Crise de la vache folle
1995
Dynamique de crise
© AFP / Eric Cabanis.
L’analyse du déroulement des crises met en évidence une évolution en cinq étapes principales.
La première est une phase de latence et peut durer assez longtemps. Quelques éléments constitutifs de la crise sont connus, mais le problème n’intéresse pas encore le grand public ; à ce moment, seuls certains groupes de population particuliers ont développé une sensibilité et, parmi eux, une expertise sur la question. Ces individus sont souvent des activistes, c’est-à-dire des acteurs sociaux qui se considèrent comme en avance dans la construction d’une question et entendent promouvoir une nouvelle vision dans le but affiché de faire changer les choses. Ils peuvent aussi être des « érudits », plus ou moins reconnus comme « experts », agissant à la marge des milieux scientifiques. Les activistes ou les érudits participent au paramétrage et à la thématisation du problème, c’est-à-dire à son organisation conceptuelle, à la formulation du risque et à l’explicitation de ses conséquences sanitaires, sociales et politiques. Ils peuvent parfois adopter une posture de dénonciation, montrant ou prétendant montrer que le danger a été, volontairement ou non, sous-estimé, ou qu’il y a eu des erreurs de gestion ou encore que des intérêts particuliers ont manipulé à leur avantage la situation. Francis Chateauraynaud et Didier Torny (1999) ont proposé d’utiliser, à la place « d’activiste » ou de « dénonciateur », l’expression de « lanceur d’alerte » dans le but de la rendre plus neutre et plus descriptive. Cette phase est longue et peut durer, dans certains cas, plusieurs dizaines d’années.
Au cours de la deuxième phase, le problème entre dans l’agenda des médias et sa place y devient de plus en plus importante. Sont concernés la presse écrite, les radios, les chaînes de télévision, mais aussi, et ils en sont parfois les déclencheurs, les médias sociaux sur internet. La durée de cette étape est plus courte. La médiatisation peut se mesurer par l’intensité de la présence du thème et par les reprises dans les différents médias. Elle s’accompagne parfois d’une émotion sociale, voire d’indignations suscitées par la découverte du problème, et tend à toucher de plus en plus de monde.
La troisième étape est celle de la prise de décision. Les autorités administratives et politiques entrent en scène pour prendre, souvent dans l’urgence, des décisions supposées « gérer la crise » et ramener la situation à la normale. Cela peut se traduire par des interdictions, des retraits momentanés du marché, des évolutions du cadre réglementaire. Les acteurs de la décision varient en fonction des contextes : échelle spatiale (locale, régionale, nationale, internationale) et secteur d’activité (privé, public, mixte).

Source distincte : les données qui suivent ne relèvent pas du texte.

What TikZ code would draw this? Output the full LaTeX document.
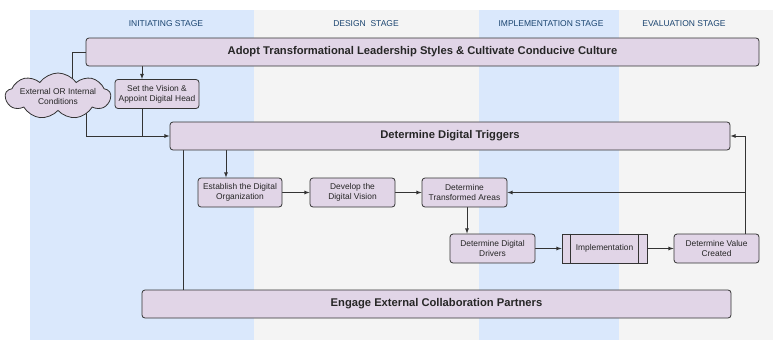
\documentclass[tikz,border=0pt]{standalone}
\usepackage{fontspec}
\setmainfont{Liberation Sans}
\usepackage{tikz}
\usetikzlibrary{arrows, shapes, shapes.symbols, calc}

\definecolor{stageblue}{HTML}{DAE8FC}
\definecolor{stagegray}{HTML}{F4F4F4}
\definecolor{boxfill}{HTML}{E1D5E7}
\definecolor{boxline}{HTML}{333333}
\definecolor{stagetext}{HTML}{1A4470}

\pgfdeclarelayer{bg}
\pgfdeclarelayer{lines}
\pgfsetlayers{bg,lines,main}

\tikzset{
	box/.style={rectangle, rounded corners=3pt, draw=boxline, fill=boxfill, line width=0.8pt, minimum width=84pt, minimum height=29pt, inner sep=0pt, align=center, text=black!85, font=\fontsize{8.4}{10}\selectfont},
	bigbox/.style={box, minimum height=28pt, font=\fontsize{11.2}{13}\selectfont\bfseries},
	stagetitle/.style={text=stagetext, font=\fontsize{8.5}{10}\selectfont},
	verbindung/.style={draw=boxline, line width=0.8pt}
}

\begin{document}
\begin{tikzpicture}[>=latex, x=1pt, y=-1pt]
	
	\useasboundingbox (0,0) rectangle (773,340);
	
	% Spalten der Phasen
	\begin{pgfonlayer}{bg}
		\fill[stageblue] (30,10) rectangle (254,340);
		\fill[stagegray] (254,10) rectangle (479,340);
		\fill[stageblue] (479,10) rectangle (619,340);
		\fill[stagegray] (619,10) rectangle (773,340);
	\end{pgfonlayer}
	
	\node[stagetitle](s1) at (166,24) {INITIATING STAGE};
	\node[stagetitle](s2) at (366,24) {DESIGN\ \ STAGE};
	\node[stagetitle](s3) at (551,24) {IMPLEMENTATION STAGE};
	\node[stagetitle](s4) at (684,24) {EVALUATION STAGE};
	
	% Balken
	\node[bigbox, minimum width=673pt](adopt) at (422.5,52) {Adopt Transformational Leadership Styles \& Cultivate Conducive Culture};
	\node[bigbox, minimum width=560pt](ddt) at (450,136) {Determine Digital Triggers};
	\node[bigbox, minimum width=589pt](engage) at (436.5,304) {Engage External Collaboration Partners};
	
	% Wolke
	\node[cloud, cloud puffs=9, cloud puff arc=110, cloud ignores aspect, draw=boxline, fill=boxfill, line width=0.8pt, minimum width=102pt, minimum height=46pt, inner sep=0pt, align=center, text=black!85, font=\fontsize{8.4}{10}\selectfont](cloud) at (58,96) {External OR Internal\\Conditions};
	
	% Kaesten
	\node[box](setv) at (157,94) {Set the Vision \&\\Appoint Digital Head};
	\node[box](est) at (240,192.5) {Establish the Digital\\Organization};
	\node[box, minimum width=85pt](dev) at (352.5,192.5) {Develop the\\Digital Vision};
	\node[box, minimum width=85pt](dta) at (464.5,192.5) {Determine\\Transformed Areas};
	\node[box, minimum width=85pt](ddd) at (492.5,248.5) {Determine Digital\\Drivers};
	\node[box, rounded corners=0pt, minimum width=85pt](impl) at (604.5,248.5) {Implementation};
	\node[box, minimum width=85pt](dvc) at (716.5,248.5) {Determine Value\\Created};
	
	\draw[verbindung] ([xshift=9pt]impl.north west) -- ([xshift=9pt]impl.south west);
	\draw[verbindung] ([xshift=-9pt]impl.north east) -- ([xshift=-9pt]impl.south east);
	
	% Verbindungen
	\begin{pgfonlayer}{lines}
		\draw[verbindung] (adopt.west) -| ([xshift=14pt]cloud.center);
		\draw[verbindung, ->] ([xshift=28pt]cloud.center) |- (ddt.west);
		\draw[verbindung] ([xshift=-15pt]setv.south) -- ([xshift=-15pt]setv.south |- ddt.west);
		\draw[verbindung, ->] ([xshift=-15pt]setv.north |- adopt.south) -- ([xshift=-15pt]setv.north);
		
		\draw[verbindung] ([xshift=14pt]ddt.south west) -- ([xshift=14pt]ddt.south west |- engage.north);
		\draw[verbindung, ->] ([xshift=-14pt]est.north |- ddt.south) -- ([xshift=-14pt]est.north);
		
		\draw[verbindung, ->] (est.east) -- (dev.west);
		\draw[verbindung, ->] (dev.east) -- (dta.west);
		\draw[verbindung, ->] ([xshift=2.5pt]dta.south) -- ([xshift=2.5pt]dta.south |- ddd.north);
		\draw[verbindung, ->] (ddd.east) -- (impl.west);
		\draw[verbindung, ->] (impl.east) -- (dvc.west);
		
		% Rueckfuehrung
		\draw[verbindung, ->] ([xshift=28.5pt]dvc.north) |- (ddt.east);
		\draw[verbindung, ->] ([xshift=28.5pt]dvc.north |- dta.east) -- (dta.east);
	\end{pgfonlayer}
\end{tikzpicture}
\end{document}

La durée de cette phase est très courte et les décisions se prennent donc à chaud, sous le regard des médias et parfois dans une situation de très fortes tensions.
La quatrième phase du cycle est le reflux de la crise. Les décisions prises, qu’elles soient des interdictions, des retraits du marché, des contrôles plus stricts, la prise en charge sanitaire et psychologique, ou encore le dédommagement des victimes, font leur effet : la pression retombe et la situation revient, plus ou moins rapidement, à la normale. La question quitte le devant de la scène politique et médiatique.

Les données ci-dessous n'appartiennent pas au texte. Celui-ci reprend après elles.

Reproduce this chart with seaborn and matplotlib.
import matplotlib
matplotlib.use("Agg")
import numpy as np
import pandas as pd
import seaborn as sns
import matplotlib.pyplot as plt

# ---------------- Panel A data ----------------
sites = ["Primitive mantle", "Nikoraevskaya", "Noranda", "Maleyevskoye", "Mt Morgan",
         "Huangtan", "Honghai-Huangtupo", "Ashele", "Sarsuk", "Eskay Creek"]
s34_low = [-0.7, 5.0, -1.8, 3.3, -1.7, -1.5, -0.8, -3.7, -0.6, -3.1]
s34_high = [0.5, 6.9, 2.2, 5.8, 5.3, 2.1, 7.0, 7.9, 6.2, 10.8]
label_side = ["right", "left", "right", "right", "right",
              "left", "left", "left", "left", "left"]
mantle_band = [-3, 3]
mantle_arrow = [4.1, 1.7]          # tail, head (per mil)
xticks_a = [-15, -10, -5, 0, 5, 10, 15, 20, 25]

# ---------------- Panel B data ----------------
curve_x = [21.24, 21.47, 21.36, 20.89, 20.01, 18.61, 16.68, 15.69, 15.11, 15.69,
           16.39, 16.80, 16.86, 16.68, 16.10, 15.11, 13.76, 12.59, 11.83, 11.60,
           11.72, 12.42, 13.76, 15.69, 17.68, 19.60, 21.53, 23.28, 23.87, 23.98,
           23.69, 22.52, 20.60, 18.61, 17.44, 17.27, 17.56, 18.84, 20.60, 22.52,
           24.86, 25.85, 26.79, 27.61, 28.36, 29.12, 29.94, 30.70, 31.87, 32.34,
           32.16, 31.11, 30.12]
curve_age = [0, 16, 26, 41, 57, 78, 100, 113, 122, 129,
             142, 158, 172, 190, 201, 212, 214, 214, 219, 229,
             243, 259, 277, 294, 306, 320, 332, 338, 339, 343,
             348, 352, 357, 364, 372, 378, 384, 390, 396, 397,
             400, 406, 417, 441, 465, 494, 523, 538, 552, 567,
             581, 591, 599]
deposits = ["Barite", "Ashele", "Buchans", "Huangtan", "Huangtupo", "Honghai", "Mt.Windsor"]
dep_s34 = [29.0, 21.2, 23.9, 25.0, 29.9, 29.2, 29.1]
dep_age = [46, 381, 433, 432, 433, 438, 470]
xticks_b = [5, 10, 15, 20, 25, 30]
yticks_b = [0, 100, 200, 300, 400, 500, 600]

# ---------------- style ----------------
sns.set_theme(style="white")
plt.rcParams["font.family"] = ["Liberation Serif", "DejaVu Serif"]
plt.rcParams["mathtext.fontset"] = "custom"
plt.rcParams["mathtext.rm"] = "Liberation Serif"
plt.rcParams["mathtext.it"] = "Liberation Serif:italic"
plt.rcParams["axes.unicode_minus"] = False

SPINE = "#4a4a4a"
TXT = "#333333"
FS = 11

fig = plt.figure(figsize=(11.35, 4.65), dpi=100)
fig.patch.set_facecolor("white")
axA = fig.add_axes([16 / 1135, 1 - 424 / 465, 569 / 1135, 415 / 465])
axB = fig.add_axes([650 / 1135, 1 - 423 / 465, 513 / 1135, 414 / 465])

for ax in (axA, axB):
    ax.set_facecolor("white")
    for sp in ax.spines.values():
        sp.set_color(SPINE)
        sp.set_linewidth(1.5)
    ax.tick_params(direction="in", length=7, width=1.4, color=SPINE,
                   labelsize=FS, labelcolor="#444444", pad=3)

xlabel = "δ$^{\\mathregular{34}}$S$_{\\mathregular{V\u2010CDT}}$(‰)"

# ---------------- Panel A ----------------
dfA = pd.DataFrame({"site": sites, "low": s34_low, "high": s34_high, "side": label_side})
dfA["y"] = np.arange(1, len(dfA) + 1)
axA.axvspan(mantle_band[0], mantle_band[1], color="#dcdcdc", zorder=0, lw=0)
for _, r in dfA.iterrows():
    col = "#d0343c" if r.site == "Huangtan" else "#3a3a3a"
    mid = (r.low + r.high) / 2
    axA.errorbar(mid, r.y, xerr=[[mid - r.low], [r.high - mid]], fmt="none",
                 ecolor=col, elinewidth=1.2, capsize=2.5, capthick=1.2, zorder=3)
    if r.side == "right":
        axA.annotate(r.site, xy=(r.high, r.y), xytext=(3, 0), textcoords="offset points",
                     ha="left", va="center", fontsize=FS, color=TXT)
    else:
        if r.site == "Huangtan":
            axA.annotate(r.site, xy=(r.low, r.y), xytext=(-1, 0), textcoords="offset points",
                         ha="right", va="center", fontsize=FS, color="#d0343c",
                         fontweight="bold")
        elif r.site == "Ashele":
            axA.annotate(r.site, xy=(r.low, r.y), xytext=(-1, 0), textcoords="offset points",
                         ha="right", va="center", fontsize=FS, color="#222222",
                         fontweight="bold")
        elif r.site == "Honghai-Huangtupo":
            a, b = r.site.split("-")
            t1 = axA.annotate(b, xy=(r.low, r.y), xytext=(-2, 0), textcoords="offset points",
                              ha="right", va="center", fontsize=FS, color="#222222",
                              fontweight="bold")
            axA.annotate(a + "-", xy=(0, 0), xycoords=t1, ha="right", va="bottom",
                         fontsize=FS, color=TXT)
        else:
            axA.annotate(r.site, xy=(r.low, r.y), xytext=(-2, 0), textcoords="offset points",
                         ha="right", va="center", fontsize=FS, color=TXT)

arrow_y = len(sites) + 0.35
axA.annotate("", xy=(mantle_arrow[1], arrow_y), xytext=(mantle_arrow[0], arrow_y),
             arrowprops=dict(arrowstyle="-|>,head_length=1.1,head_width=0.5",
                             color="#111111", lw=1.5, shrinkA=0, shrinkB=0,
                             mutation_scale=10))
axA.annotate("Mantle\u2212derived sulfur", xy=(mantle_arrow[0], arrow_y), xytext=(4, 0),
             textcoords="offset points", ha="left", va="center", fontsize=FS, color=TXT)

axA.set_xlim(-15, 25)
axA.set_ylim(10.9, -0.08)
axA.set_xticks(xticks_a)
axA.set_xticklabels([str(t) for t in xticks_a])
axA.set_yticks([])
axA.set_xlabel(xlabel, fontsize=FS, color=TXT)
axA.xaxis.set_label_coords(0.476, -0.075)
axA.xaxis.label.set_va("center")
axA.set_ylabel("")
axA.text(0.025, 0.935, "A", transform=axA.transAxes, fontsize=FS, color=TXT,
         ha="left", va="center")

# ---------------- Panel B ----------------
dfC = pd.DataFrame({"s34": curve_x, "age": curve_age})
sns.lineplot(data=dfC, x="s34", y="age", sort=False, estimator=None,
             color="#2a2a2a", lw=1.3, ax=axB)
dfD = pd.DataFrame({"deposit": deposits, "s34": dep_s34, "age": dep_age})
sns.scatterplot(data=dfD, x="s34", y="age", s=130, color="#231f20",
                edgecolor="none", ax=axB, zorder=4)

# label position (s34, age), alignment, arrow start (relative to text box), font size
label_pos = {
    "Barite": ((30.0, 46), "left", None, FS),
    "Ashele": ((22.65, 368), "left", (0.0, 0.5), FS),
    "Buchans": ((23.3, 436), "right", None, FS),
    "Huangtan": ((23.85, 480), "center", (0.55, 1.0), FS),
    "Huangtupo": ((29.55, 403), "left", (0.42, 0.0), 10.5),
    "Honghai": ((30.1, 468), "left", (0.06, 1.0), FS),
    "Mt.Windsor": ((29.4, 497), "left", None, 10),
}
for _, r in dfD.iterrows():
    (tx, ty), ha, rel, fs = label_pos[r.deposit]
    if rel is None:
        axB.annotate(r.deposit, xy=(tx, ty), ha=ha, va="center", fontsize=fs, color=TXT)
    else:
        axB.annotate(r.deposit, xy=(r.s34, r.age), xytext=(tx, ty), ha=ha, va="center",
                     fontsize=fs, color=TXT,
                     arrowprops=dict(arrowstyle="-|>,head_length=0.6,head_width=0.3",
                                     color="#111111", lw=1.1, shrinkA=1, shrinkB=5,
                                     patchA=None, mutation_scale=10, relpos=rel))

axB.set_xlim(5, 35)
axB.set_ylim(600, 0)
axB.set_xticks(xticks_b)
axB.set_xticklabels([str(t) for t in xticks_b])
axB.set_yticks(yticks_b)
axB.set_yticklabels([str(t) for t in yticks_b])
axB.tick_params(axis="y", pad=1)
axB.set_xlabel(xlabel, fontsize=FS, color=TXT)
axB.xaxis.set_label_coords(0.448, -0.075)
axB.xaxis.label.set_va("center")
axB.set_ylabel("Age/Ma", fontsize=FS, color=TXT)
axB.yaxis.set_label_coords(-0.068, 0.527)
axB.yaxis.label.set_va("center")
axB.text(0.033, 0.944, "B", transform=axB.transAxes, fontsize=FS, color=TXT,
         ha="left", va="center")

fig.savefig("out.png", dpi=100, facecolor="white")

Cependant, des répliques plus ou moins fortes peuvent avoir lieu et redonner une actualité à la crise, constituant une cinquième phase. Les décideurs doivent parfois compléter les anciennes décisions prises par de nouvelles mesures.
La dynamique des crises permet d’envisager la mise en place de plusieurs dispositifs d’écoute et d’anticipation au service de leur gestion. Ils peuvent se développer à deux niveaux précis du cycle et avoir des rôles complémentaires. Au cours de la phase de sommeil et de paramétrage, il est possible d’écouter les « signaux faibles » et, durant la médiatisation, c’est la thématisation de la crise (c’est-à-dire comment elle s’organise conceptuellement) qui se donne à voir.

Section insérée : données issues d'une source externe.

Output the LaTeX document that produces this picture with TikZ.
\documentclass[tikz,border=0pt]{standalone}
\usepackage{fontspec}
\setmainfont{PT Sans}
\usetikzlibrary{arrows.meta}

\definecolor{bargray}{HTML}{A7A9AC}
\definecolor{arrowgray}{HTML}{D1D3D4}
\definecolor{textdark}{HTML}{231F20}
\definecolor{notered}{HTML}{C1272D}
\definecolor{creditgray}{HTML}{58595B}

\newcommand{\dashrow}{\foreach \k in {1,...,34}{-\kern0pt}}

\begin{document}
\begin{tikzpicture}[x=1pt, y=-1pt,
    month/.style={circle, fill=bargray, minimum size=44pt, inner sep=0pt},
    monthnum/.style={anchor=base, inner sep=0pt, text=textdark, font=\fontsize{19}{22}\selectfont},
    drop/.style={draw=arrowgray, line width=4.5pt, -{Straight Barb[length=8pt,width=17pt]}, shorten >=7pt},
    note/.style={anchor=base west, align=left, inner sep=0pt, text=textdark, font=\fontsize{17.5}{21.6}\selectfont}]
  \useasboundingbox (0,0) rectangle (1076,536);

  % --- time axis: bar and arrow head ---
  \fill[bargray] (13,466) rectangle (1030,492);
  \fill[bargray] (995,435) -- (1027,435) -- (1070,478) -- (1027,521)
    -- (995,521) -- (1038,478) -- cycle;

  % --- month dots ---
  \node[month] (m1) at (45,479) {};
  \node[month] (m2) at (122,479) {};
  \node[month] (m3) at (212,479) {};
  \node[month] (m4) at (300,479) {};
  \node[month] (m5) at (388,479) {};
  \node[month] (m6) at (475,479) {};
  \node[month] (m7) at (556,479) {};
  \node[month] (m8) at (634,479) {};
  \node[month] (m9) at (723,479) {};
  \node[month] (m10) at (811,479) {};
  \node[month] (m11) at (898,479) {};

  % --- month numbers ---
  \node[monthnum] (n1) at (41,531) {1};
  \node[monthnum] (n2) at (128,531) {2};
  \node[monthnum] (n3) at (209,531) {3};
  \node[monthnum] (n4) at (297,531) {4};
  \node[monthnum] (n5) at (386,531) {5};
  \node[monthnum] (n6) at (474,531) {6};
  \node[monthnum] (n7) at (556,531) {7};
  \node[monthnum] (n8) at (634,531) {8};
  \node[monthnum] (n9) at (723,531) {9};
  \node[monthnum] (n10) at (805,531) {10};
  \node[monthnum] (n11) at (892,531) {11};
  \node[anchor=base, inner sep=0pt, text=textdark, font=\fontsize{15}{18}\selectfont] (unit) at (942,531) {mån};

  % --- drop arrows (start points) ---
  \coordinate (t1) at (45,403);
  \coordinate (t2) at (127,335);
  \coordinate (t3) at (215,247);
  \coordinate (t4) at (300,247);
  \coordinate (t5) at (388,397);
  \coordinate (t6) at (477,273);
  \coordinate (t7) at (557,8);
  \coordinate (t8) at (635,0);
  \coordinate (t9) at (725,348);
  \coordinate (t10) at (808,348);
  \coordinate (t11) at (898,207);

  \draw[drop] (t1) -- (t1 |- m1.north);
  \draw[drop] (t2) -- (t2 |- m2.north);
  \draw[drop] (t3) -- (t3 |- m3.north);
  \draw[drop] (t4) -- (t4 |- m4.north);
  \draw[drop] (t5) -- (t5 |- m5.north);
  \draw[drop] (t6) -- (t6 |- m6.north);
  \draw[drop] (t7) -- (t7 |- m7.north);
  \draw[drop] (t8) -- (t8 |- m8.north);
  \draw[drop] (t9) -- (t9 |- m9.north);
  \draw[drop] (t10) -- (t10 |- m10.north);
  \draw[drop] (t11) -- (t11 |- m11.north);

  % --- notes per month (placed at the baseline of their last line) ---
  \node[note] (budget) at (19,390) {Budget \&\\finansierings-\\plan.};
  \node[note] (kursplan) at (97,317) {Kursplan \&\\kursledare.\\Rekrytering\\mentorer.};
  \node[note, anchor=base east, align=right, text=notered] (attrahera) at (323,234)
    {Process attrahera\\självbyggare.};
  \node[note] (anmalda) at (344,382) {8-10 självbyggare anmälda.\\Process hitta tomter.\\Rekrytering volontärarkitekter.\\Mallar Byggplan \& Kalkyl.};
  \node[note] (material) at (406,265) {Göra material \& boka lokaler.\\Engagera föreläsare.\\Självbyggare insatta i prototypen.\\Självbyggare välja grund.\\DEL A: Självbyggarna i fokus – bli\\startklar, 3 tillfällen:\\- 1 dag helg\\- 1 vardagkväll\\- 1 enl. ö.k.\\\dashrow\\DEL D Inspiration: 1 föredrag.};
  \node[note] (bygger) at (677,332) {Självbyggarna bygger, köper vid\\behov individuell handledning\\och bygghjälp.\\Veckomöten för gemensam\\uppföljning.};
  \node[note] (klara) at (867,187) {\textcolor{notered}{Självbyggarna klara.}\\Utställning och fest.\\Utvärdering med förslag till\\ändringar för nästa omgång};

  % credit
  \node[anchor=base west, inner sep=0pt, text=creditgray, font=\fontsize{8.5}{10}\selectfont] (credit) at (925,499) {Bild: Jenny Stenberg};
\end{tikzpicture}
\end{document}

La théorie des signaux faibles est apparue durant les années 1970. Elle postule que des signaux de faible intensité, de faible visibilité et dotés d’un caractère « annonciateur » sont repérables avant qu’un événement majeur ne se produise. Il serait donc possible, pour qui sait entendre et interpréter les signaux faibles, de voir venir les crises assez longtemps à l’avance et de préparer des décisions qui pourront être utilisées le moment venu, évitant ainsi le travail de construction à chaud et sous la pression des médias. Cette théorie s’est développée dans le cadre du management stratégique et a donné naissance à l’intelligence économique. Elle s’est ensuite diffusée dans d’autres secteurs comme ceux de la santé publique ou de la décision politique. Elle a évolué en même temps que les théories du risque.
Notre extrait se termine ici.